Dataset —
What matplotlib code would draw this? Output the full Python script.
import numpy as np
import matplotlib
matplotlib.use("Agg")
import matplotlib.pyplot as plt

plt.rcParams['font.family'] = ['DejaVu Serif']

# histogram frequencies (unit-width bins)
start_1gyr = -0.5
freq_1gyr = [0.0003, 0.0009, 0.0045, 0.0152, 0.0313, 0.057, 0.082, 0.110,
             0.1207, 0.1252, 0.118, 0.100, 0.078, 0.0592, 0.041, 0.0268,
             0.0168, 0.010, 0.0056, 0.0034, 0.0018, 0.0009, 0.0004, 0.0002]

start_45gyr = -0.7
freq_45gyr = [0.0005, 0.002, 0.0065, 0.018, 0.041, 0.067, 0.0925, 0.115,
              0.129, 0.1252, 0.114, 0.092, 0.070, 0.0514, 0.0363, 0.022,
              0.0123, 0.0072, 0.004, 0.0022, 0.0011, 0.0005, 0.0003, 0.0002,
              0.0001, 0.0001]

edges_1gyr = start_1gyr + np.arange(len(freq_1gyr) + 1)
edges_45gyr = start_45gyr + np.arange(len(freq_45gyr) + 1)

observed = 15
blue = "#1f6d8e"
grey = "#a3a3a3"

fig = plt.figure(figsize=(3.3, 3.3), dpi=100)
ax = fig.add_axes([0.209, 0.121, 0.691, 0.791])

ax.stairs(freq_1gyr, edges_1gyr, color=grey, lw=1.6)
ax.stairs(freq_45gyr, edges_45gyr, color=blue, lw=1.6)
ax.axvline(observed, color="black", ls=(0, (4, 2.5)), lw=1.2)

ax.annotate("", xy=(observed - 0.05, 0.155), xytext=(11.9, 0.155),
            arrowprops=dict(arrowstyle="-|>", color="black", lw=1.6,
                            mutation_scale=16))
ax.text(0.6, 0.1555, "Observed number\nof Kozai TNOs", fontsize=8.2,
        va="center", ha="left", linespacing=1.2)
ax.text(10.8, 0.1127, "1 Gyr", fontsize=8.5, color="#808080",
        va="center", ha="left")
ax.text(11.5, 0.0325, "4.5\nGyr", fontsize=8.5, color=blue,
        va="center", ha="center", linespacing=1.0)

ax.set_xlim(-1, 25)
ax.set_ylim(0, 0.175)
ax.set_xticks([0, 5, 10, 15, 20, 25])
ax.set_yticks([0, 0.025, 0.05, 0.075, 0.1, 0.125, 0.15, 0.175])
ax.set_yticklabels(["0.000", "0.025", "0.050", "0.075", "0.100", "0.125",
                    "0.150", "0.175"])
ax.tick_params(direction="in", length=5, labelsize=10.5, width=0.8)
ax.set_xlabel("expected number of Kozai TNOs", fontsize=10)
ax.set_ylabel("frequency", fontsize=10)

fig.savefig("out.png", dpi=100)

--

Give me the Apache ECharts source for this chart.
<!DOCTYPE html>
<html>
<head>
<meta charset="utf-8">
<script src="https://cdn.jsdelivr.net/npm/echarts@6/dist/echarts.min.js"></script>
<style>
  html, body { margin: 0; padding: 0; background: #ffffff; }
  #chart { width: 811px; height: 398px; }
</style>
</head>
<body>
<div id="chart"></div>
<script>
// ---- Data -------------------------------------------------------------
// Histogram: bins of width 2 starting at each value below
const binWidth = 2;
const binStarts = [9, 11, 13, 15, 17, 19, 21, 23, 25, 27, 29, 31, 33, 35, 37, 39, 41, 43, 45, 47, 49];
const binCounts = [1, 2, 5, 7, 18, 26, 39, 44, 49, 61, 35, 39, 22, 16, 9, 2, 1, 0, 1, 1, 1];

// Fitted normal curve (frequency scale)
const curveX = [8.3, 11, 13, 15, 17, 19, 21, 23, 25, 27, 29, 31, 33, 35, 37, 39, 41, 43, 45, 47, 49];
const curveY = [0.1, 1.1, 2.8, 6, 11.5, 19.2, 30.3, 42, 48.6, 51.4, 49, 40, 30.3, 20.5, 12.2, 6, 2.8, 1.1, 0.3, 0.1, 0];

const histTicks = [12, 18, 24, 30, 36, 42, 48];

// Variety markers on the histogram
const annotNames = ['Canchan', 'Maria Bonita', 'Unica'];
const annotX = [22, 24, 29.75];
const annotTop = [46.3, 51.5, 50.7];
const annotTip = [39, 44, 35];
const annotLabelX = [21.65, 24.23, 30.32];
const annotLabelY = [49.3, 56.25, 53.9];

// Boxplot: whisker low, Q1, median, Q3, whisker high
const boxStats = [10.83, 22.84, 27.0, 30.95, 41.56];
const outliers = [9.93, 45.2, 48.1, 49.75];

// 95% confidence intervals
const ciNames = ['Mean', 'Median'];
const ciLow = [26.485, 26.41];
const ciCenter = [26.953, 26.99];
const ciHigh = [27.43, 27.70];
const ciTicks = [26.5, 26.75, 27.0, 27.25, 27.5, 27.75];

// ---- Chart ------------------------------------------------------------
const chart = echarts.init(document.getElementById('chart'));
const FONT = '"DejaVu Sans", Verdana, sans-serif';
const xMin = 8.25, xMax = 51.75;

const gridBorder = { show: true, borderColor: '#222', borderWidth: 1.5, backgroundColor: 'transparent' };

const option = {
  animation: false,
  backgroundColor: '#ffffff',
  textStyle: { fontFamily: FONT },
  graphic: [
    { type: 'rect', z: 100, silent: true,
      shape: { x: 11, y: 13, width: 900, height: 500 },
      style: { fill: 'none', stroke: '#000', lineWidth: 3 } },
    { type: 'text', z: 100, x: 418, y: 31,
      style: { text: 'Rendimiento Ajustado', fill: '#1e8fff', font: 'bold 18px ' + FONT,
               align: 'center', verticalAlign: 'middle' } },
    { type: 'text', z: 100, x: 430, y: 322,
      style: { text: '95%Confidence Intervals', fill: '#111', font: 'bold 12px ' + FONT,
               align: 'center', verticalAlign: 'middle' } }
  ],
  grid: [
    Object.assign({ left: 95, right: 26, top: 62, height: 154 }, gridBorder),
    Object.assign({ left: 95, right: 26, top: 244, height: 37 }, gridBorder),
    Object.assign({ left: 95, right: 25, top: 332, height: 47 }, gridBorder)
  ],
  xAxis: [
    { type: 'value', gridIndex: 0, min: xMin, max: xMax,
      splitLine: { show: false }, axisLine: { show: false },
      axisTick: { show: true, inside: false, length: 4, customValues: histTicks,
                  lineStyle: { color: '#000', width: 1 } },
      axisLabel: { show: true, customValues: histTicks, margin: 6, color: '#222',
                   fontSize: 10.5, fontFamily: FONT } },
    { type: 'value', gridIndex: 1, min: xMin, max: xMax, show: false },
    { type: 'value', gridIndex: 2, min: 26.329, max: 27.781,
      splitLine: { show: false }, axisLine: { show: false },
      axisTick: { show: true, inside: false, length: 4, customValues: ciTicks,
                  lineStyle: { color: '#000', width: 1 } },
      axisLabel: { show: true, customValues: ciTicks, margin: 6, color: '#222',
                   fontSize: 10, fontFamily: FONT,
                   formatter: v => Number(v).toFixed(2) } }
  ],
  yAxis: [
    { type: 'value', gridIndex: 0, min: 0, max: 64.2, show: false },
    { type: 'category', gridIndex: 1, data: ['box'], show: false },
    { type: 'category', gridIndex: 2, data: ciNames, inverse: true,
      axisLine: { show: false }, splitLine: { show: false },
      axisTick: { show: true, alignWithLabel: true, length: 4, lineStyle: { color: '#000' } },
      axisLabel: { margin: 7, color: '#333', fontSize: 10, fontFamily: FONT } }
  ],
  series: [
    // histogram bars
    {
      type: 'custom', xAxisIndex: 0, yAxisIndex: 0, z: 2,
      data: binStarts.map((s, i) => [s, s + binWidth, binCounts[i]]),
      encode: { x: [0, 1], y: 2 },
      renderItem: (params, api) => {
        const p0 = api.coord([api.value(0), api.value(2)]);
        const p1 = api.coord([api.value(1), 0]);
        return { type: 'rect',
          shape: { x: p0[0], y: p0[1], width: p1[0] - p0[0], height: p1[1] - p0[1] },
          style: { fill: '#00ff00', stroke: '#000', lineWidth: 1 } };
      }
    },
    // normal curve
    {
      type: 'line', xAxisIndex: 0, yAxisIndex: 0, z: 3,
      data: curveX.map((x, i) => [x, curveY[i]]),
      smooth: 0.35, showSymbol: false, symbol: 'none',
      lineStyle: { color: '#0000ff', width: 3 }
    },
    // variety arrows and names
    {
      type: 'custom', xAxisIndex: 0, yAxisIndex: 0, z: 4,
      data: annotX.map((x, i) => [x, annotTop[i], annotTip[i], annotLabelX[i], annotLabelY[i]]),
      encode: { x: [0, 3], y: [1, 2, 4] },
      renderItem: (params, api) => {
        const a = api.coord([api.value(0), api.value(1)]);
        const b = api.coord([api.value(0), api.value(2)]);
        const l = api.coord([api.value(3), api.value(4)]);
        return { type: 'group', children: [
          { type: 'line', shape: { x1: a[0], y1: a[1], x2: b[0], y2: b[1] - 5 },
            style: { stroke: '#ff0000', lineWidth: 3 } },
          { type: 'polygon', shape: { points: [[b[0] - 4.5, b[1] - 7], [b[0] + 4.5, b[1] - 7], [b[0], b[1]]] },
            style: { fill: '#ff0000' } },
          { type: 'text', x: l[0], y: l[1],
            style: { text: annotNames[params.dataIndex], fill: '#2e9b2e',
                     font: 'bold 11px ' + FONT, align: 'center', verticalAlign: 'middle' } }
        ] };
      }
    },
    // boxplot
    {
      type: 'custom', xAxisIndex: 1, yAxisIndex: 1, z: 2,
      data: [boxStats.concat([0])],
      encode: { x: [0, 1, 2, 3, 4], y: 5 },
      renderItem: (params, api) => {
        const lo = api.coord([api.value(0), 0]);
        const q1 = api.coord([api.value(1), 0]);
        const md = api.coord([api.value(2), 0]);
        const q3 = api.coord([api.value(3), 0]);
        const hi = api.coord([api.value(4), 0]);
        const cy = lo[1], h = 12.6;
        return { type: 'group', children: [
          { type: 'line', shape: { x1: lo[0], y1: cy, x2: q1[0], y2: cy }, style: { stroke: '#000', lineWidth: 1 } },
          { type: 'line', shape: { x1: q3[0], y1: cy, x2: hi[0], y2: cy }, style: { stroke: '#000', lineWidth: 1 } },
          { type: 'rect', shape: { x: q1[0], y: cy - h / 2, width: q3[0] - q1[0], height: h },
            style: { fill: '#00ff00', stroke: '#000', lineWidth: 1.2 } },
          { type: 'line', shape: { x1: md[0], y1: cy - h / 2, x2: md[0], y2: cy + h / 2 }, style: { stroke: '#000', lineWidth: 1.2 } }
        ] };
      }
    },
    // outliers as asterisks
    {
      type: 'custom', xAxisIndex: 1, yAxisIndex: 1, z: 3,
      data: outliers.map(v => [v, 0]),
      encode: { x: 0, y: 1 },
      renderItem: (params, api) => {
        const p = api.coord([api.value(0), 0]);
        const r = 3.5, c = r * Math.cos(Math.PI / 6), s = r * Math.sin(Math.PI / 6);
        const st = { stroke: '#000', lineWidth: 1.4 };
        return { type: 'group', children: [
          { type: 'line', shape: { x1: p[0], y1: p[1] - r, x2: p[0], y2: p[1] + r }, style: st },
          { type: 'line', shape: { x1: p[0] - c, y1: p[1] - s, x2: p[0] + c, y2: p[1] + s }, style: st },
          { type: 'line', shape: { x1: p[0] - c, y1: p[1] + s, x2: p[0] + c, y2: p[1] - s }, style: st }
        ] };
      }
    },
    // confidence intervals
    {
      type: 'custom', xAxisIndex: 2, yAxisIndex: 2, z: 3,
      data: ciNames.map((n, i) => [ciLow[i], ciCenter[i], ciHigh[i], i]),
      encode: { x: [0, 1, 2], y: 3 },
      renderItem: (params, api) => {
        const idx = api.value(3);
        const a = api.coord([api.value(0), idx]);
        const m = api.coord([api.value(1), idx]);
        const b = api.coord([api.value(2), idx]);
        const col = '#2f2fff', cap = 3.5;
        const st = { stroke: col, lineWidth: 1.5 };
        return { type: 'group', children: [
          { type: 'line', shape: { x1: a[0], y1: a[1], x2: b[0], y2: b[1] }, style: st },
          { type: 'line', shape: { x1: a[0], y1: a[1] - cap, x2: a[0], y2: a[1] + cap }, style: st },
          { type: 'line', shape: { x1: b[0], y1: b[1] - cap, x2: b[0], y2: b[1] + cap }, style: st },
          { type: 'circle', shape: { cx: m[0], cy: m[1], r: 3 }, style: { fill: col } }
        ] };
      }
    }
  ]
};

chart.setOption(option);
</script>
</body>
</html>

==

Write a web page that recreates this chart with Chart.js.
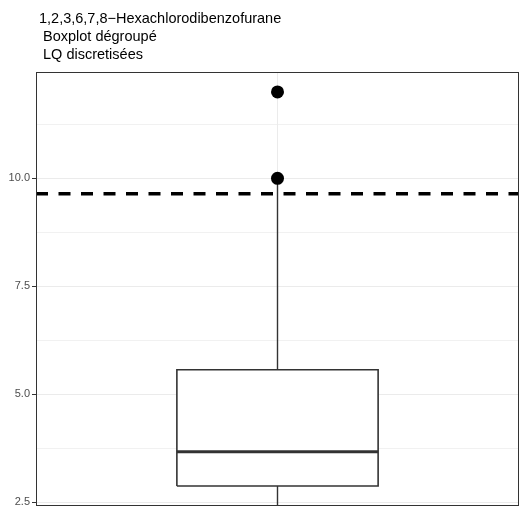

Aim of the exercise —
Using the entries above, extract exactly the span from the line with "Give me the" to the line with "const outliers = [9.93, 45.2, 48.1, 49.75];", both lines included; leave out everything else.

Result —
Give me the Apache ECharts source for this chart.
<!DOCTYPE html>
<html>
<head>
<meta charset="utf-8">
<script src="https://cdn.jsdelivr.net/npm/echarts@6/dist/echarts.min.js"></script>
<style>
  html, body { margin: 0; padding: 0; background: #ffffff; }
  #chart { width: 811px; height: 398px; }
</style>
</head>
<body>
<div id="chart"></div>
<script>
// ---- Data -------------------------------------------------------------
// Histogram: bins of width 2 starting at each value below
const binWidth = 2;
const binStarts = [9, 11, 13, 15, 17, 19, 21, 23, 25, 27, 29, 31, 33, 35, 37, 39, 41, 43, 45, 47, 49];
const binCounts = [1, 2, 5, 7, 18, 26, 39, 44, 49, 61, 35, 39, 22, 16, 9, 2, 1, 0, 1, 1, 1];

// Fitted normal curve (frequency scale)
const curveX = [8.3, 11, 13, 15, 17, 19, 21, 23, 25, 27, 29, 31, 33, 35, 37, 39, 41, 43, 45, 47, 49];
const curveY = [0.1, 1.1, 2.8, 6, 11.5, 19.2, 30.3, 42, 48.6, 51.4, 49, 40, 30.3, 20.5, 12.2, 6, 2.8, 1.1, 0.3, 0.1, 0];

const histTicks = [12, 18, 24, 30, 36, 42, 48];

// Variety markers on the histogram
const annotNames = ['Canchan', 'Maria Bonita', 'Unica'];
const annotX = [22, 24, 29.75];
const annotTop = [46.3, 51.5, 50.7];
const annotTip = [39, 44, 35];
const annotLabelX = [21.65, 24.23, 30.32];
const annotLabelY = [49.3, 56.25, 53.9];

// Boxplot: whisker low, Q1, median, Q3, whisker high
const boxStats = [10.83, 22.84, 27.0, 30.95, 41.56];
const outliers = [9.93, 45.2, 48.1, 49.75];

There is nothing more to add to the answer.